YOUR GOAL
Can you copy out the data exactly? Leave the images out.
======
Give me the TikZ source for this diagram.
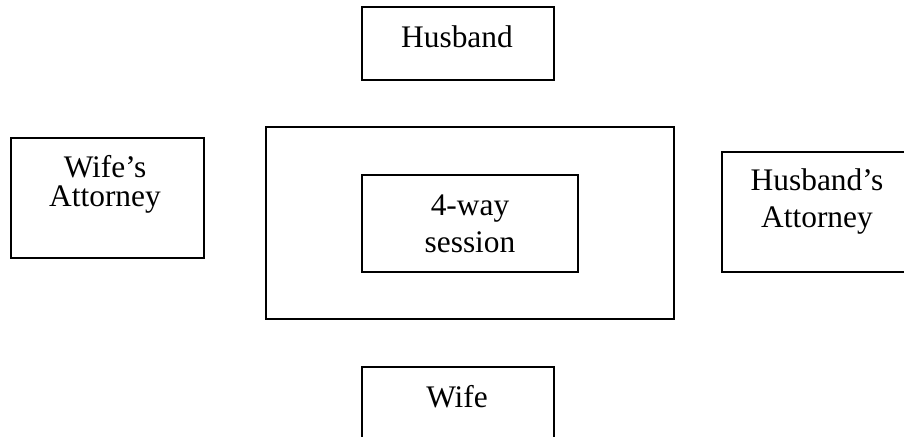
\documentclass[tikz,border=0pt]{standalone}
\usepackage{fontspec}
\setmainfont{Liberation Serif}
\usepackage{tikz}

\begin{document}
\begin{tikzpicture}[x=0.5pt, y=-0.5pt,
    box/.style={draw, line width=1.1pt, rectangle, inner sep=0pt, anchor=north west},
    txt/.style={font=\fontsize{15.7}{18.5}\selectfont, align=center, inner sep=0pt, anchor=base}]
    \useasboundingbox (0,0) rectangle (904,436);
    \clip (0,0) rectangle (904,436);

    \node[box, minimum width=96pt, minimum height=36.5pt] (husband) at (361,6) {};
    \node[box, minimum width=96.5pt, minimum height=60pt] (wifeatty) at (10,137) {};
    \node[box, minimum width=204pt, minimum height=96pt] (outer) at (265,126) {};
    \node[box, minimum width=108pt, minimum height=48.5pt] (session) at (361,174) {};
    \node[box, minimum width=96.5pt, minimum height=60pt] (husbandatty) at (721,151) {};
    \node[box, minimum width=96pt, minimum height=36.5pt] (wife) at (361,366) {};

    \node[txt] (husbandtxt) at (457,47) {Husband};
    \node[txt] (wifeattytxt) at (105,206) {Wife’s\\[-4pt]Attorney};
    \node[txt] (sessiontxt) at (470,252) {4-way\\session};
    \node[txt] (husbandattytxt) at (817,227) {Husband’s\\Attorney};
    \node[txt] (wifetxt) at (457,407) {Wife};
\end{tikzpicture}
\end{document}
======
RESULT OF THE EXERCISE
Give me the TikZ source for this diagram.
\documentclass[tikz,border=0pt]{standalone}
\usepackage{fontspec}
\setmainfont{Liberation Serif}
\usepackage{tikz}

\begin{document}
\begin{tikzpicture}[x=0.5pt, y=-0.5pt,
    box/.style={draw, line width=1.1pt, rectangle, inner sep=0pt, anchor=north west},
    txt/.style={font=\fontsize{15.7}{18.5}\selectfont, align=center, inner sep=0pt, anchor=base}]
    \useasboundingbox (0,0) rectangle (904,436);
    \clip (0,0) rectangle (904,436);

    \node[box, minimum width=96pt, minimum height=36.5pt] (husband) at (361,6) {};
    \node[box, minimum width=96.5pt, minimum height=60pt] (wifeatty) at (10,137) {};
    \node[box, minimum width=204pt, minimum height=96pt] (outer) at (265,126) {};
    \node[box, minimum width=108pt, minimum height=48.5pt] (session) at (361,174) {};
    \node[box, minimum width=96.5pt, minimum height=60pt] (husbandatty) at (721,151) {};
    \node[box, minimum width=96pt, minimum height=36.5pt] (wife) at (361,366) {};

    \node[txt] (husbandtxt) at (457,47) {Husband};
    \node[txt] (wifeattytxt) at (105,206) {Wife’s\\[-4pt]Attorney};
    \node[txt] (sessiontxt) at (470,252) {4-way\\session};
    \node[txt] (husbandattytxt) at (817,227) {Husband’s\\Attorney};
    \node[txt] (wifetxt) at (457,407) {Wife};
\end{tikzpicture}
\end{document}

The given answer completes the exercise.